Un café con Jesús. Flash sobre el Evangelio del XIX domingo del tiempo ordinario – A –
Hemos vuelto a escuchar el relato continuado del evangelio de san Mateo (Mt 14, 22-33) que se interrumpió el domingo pasado. Después de dar de comer a una multitud milagrosamente, Jesús apremió a sus discípulos a que se embarcaran y pasaran a la otra orilla, mientras él se quedó a solas hablando con el Padre. Los volvió a encontrar en medio del mar cuando el viento arreciaba y zarandeaba la barca.
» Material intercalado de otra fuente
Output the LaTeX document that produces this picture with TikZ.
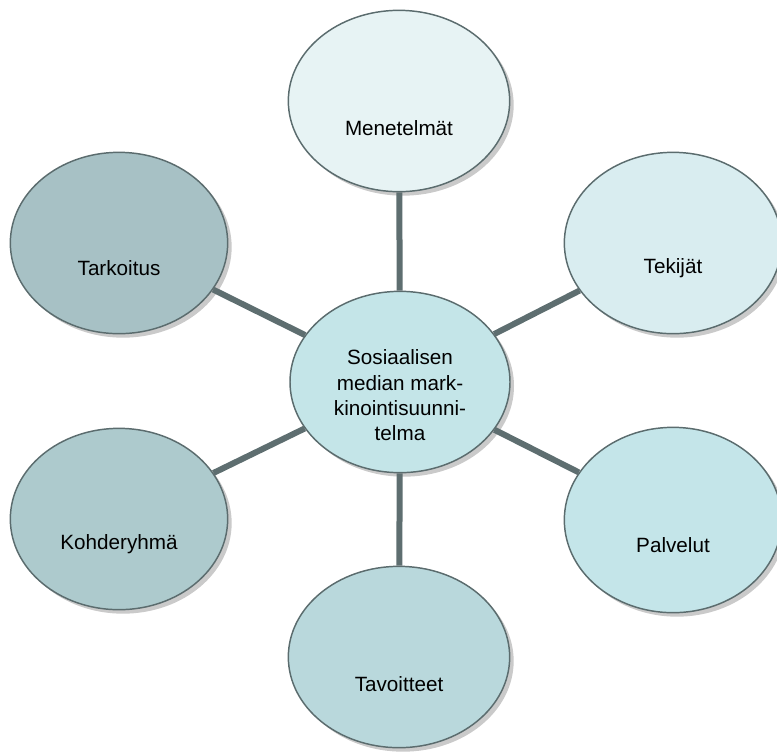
\documentclass[tikz,border=0pt]{standalone}
\usepackage{fontspec}
\setmainfont{Liberation Sans}
\usepackage{tikz}
\usetikzlibrary{shapes.geometric,shadows}
\definecolor{rimcol}{HTML}{5B6C6E}
\definecolor{linkcol}{HTML}{5E6E70}
\definecolor{menecol}{HTML}{E7F3F4}
\definecolor{tekicol}{HTML}{D9EDF0}
\definecolor{palvcol}{HTML}{C4E5E9}
\definecolor{hubcol}{HTML}{C4E5E8}
\definecolor{tavocol}{HTML}{B9D8DC}
\definecolor{kohdcol}{HTML}{ADCACD}
\definecolor{tarkcol}{HTML}{A7C1C5}
\tikzstyle{bubble} = [ellipse, draw=rimcol, line width=1.1pt, inner sep=0pt,
    minimum width=163pt, minimum height=136pt,
    drop shadow={shadow xshift=3pt, shadow yshift=-3pt, opacity=0.35, fill=black!60}]
\tikzstyle{bubbletext} = [font=\fontsize{15.5}{19}\selectfont, text=black, align=center, yshift=-20pt]
\tikzstyle{link} = [draw=linkcol, line width=4.5pt]

\begin{document}
\begin{tikzpicture}[x=0.75pt, y=-0.75pt]
                \useasboundingbox (0,0) rectangle (777,751);
                % outer bubbles
                \node [bubble, fill=menecol, minimum width=166pt, label={[bubbletext]center:Menetelmät}] (menetelmat) at (399,101) {};
                \node [bubble, fill=tekicol, label={[bubbletext, yshift=1pt]center:Tekijät}] (tekijat) at (673,243) {};
                \node [bubble, fill=palvcol, minimum height=139pt, label={[bubbletext, yshift=1pt]center:Palvelut}] (palvelut) at (673,520) {};
                \node [bubble, fill=tavocol, minimum width=166pt, label={[bubbletext]center:Tavoitteet}] (tavoitteet) at (399,657) {};
                \node [bubble, fill=kohdcol, label={[bubbletext, yshift=1pt]center:Kohderyhmä}] (kohderyhma) at (119,519) {};
                \node [bubble, fill=tarkcol, label={[bubbletext, yshift=1pt]center:Tarkoitus}] (tarkoitus) at (119,243) {};
                % hub
                \node [bubble, fill=hubcol, minimum width=165pt,
                    label={[bubbletext, yshift=10pt]center:Sosiaalisen\\median mark-\\kinointisuunni-\\telma}] (hub) at (400,382) {};
                \foreach \n in {menetelmat,tekijat,palvelut,tavoitteet,kohderyhma,tarkoitus}
                    \draw [link] (hub) -- (\n);
            \end{tikzpicture}
\end{document}
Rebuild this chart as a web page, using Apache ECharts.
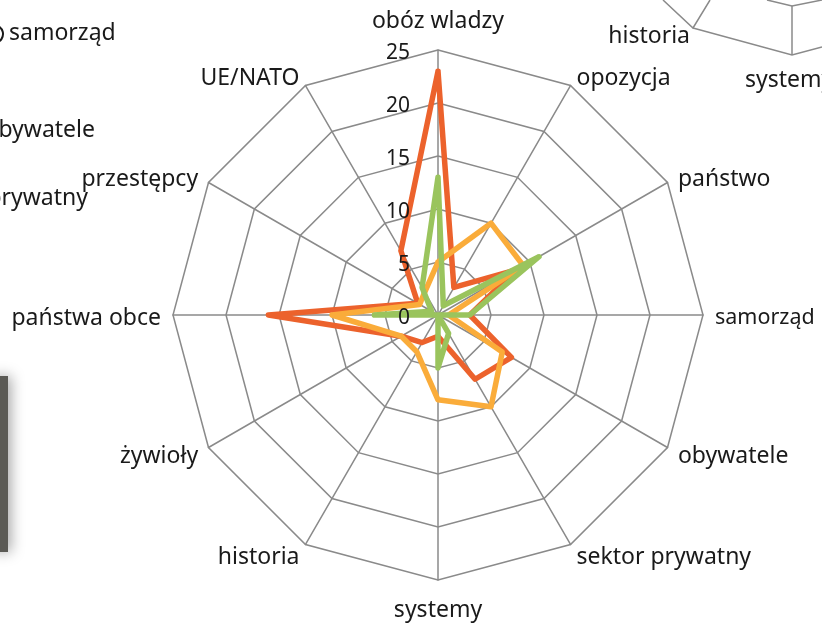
<!DOCTYPE html>
<html>
<head>
<meta charset="utf-8">
<script src="https://cdn.jsdelivr.net/npm/echarts@6/dist/echarts.min.js"></script>
<style>
html,body{margin:0;padding:0;background:#fff;}
#chart{width:822px;height:624px;}
</style>
</head>
<body>
<div id="chart"></div>
<script>
// Categories in clockwise order starting from the top
var categories = ['obóz wladzy','opozycja','państwo','samorząd','obywatele','sektor prywatny','systemy','historia','żywioły','państwa obce','przestępcy','UE/NATO'];
var tickLabels = ['0','5','10','15','20','25'];
var seriesRed = [23, 3, 8.5, 3, 8, 7, 2, 3, 4, 16, 2.2, 7];
var seriesOrange = [5, 10, 9.3, 1, 7, 10, 8, 4, 4, 10, 2, 2.5];
var seriesGreen = [13, 1, 11, 3, 0, 2, 5, 0, 0, 6, 0.7, 3];
var axisMax = 25;
var axisStep = 5;

// ECharts radar runs counter-clockwise: reorder so it reads clockwise
function cw(arr){ return [arr[0]].concat(arr.slice(1).reverse()); }

var FONT = '"Noto Sans", "Open Sans", sans-serif';
var NAME_SIZE = 23;
var CENTER = [438, 315], RADIUS = 265;
// text sits a few pixels lower than the grid in the reference
var TEXT_CENTER = [438, 318];
var gridColor = '#8a8a8a';

// grid + data axes (no text)
var indicators = cw(categories).map(function(n){
  return {name: n, min: 0, max: axisMax};
});
// overlay axes carrying the axis names and tick labels (drawn above the series)
var labelIndicators = cw(categories).map(function(n, i){
  var o = {name: n, min: 0, max: axisMax};
  if (n === 'obóz wladzy') { o.nameGap = 20; }
  if (n === 'systemy') { o.nameGap = 16; }
  if (n === 'samorząd') { o.nameTextStyle = {fontSize: 21.5}; }
  if (i === 0) {
    o.axisLabel = {
      show: true, color: '#1a1a1a', fontSize: 21, fontFamily: FONT,
      margin: 28, align: 'right', verticalAlign: 'middle',
      formatter: function(v){ var k = Math.round(v / axisStep); return tickLabels[k] !== undefined ? tickLabels[k] : ''; }
    };
  }
  return o;
});

var chart = echarts.init(document.getElementById('chart'));
function lineSeries(vals, color){
  return {
    value: cw(vals),
    symbol: 'none',
    lineStyle: {color: color, width: 5.5, join: 'round', cap: 'round'},
    itemStyle: {color: color}
  };
}
function frag(text, x, y, align){
  return {type: 'text', x: x, y: y, style: {text: text, font: NAME_SIZE + 'px ' + FONT, fill: '#1a1a1a', align: align, verticalAlign: 'middle', textAlign: align, textVerticalAlign: 'middle'}};
}
chart.setOption({
  animation: false,
  backgroundColor: '#fff',
  radar: [{
    center: CENTER,
    radius: RADIUS,
    startAngle: 90,
    shape: 'polygon',
    splitNumber: axisMax / axisStep,
    indicator: indicators,
    axisName: {show: false},
    axisLine: {lineStyle: {color: gridColor, width: 1.5}},
    splitLine: {lineStyle: {color: gridColor, width: 1.5}},
    splitArea: {show: false},
    axisTick: {show: false},
    axisLabel: {show: false}
  }, {
    center: TEXT_CENTER,
    radius: RADIUS,
    startAngle: 90,
    shape: 'polygon',
    z: 10,
    splitNumber: axisMax / axisStep,
    indicator: labelIndicators,
    axisName: {color: '#1a1a1a', fontSize: NAME_SIZE, fontFamily: FONT},
    nameGap: 12,
    axisLine: {show: false},
    splitLine: {show: false},
    splitArea: {show: false},
    axisTick: {show: false},
    axisLabel: {show: false}
  }],
  series: [{
    type: 'radar',
    radarIndex: 0,
    silent: true,
    data: [
      lineSeries(seriesRed, '#EC622C'),
      lineSeries(seriesOrange, '#FAAC3A'),
      lineSeries(seriesGreen, '#9AC45D')
    ]
  }],
  graphic: [
    // fragments of neighbouring charts visible at the edges of the crop
    frag('samorząd', 9, 33, 'left'),
    {type: 'arc', shape: {cx: -6, cy: 34, r: 9, startAngle: -1.0, endAngle: 1.0}, style: {stroke: '#1a1a1a', lineWidth: 2, fill: null}},
    frag('obywatele', 95, 130, 'right'),
    frag('prywatny', 88, 198, 'right'),
    frag('historia', 690, 36, 'right'),
    frag('systemy', 745, 80, 'left'),
    {type: 'polyline', shape: {points: [[663,0],[693,28],[710,0]]}, style: {stroke: gridColor, lineWidth: 1.5, fill: null}},
    {type: 'polyline', shape: {points: [[693,28],[792,55],[822,47]]}, style: {stroke: gridColor, lineWidth: 1.5, fill: null}},
    {type: 'polyline', shape: {points: [[792,55],[792,6]]}, style: {stroke: gridColor, lineWidth: 1.5, fill: null}},
    {type: 'polyline', shape: {points: [[767,0],[792,6],[822,0]]}, style: {stroke: gridColor, lineWidth: 1.5, fill: null}},
    {type: 'rect', shape: {x: -10, y: 376, width: 18, height: 176}, style: {fill: '#5b5a55', shadowBlur: 14, shadowColor: 'rgba(0,0,0,0.35)', shadowOffsetX: 3}}
  ]
});
</script>
</body>
</html>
Se nos ha dicho que el evangelista conservó este episodio por el carácter simbólico y eclesial que esta escena tiene para la comunidad cristiana.
– Pues les diste un buen susto caminando sobre las aguas. Ya que ibais al mismo sitio, ¿por qué no embarcaste con ellos? -he dicho a Jesús después de saludarnos-.
– Porque debían hacerse a la idea de que pronto tendrían que ser ellos quienes hicieran frente a las dificultades -me ha respondido con la mirada serena-. Yo no iba a estar siempre visible a sus ojos…
– Y les saliste al encuentro andando sobre el agua del lago; ¿no te parece un poco retorcido? No me extraña que se asustaran y pensaran que eras un fantasma; ¿no había un modo más “normal” de reunirte con ellos? Si no les hubieras apremiado para que pasaran a la otra orilla… -he dejado caer cogiendo mi taza y tomando un sorbo de café-.
– Ya te he dicho que pronto serían ellos solos quienes tendrían que hacer frente a las dificultades -me ha respondido pacientemente-. Además, también les gustaba experimentar. Cuando les dije que era yo quien caminaba sobre el agua, Pedro quiso probarlo y me dijo: «Si eres tú, mándame ir a ti andando sobre el agua». ¡Lástima que, al sentir la fuerza del viento, le entrase miedo y empezara a hundirse!
– Y tuvo que escuchar tu reproche, que no fue pequeño: «¡Qué poca fe! ¿Por qué has dudado?» Pedro era pescador y estaba acostumbrado a los vaivenes del agua cuando se agitaba aquel mar de Galilea; aquella noche el viento debía ser muy recio -he insistido-.
– Lo era, ciertamente. Pero las dificultades y persecuciones a las que él tendría que hacer frente cuando tuviera en sus manos el timón de la barca de mi Iglesia no serían menores; aún tenía mucho que aprender antes de que yo le dijera: «apacienta mis corderos, apacienta mis ovejas». Pedro era frágil, pero generoso; ante el descaro de una criada en el patio del Sumo Sacerdote, negó conocerme, pero cuando cantó el gallo lloró amargamente su cobardía; poco a poco su fanfarronería dejó pasó a la humildad. Cuando en la orilla del lago le pregunté: «Simón, hijo de Juan, ¿me amas más que éstos?» (Jn 21, 15-17), el pobre se entristeció de que se lo preguntase por tres veces y respondió con una sinceridad que me conmovió: «Tú lo sabes todo; tú sabes que te quiero», y no añadió ‘más que éstos’. Este era el Pedro que ya estaba maduro para ser la piedra sobre la que edificase mi Iglesia. Yo sabía que, a pesar de sus defectos e inicial falta de fe, podía dejar en sus manos el timón de mi barca, porque aprendió que, como yo, debía servir sin esperar a ser servido.
– Y se quedaron desconcertados al subirte a la barca con Pedro de la mano y amainar el viento… Entonces todos hicieron la misma confesión de fe que hizo Pedro, cuando les preguntaste: «¿Quién decís que soy yo?» Todos dijeron: «Realmente eres el Hijo de Dios…»
– Lo mismo dijo el centurión pagano al pie de la cruz al verme morir. El evangelista escribió todo esto para que vosotros, ante las tormentas que siempre zarandean la barca de la Iglesia, me sintáis presente y no vaciléis por las contradicciones y pecados que la afligen…
– Ni nos desconcierte la paradoja de una Iglesia hecha para una humanidad paradójica: ella es nuestra madre que nos ha dado la vida que tú eres -he dicho marchando a pagar los cafés-.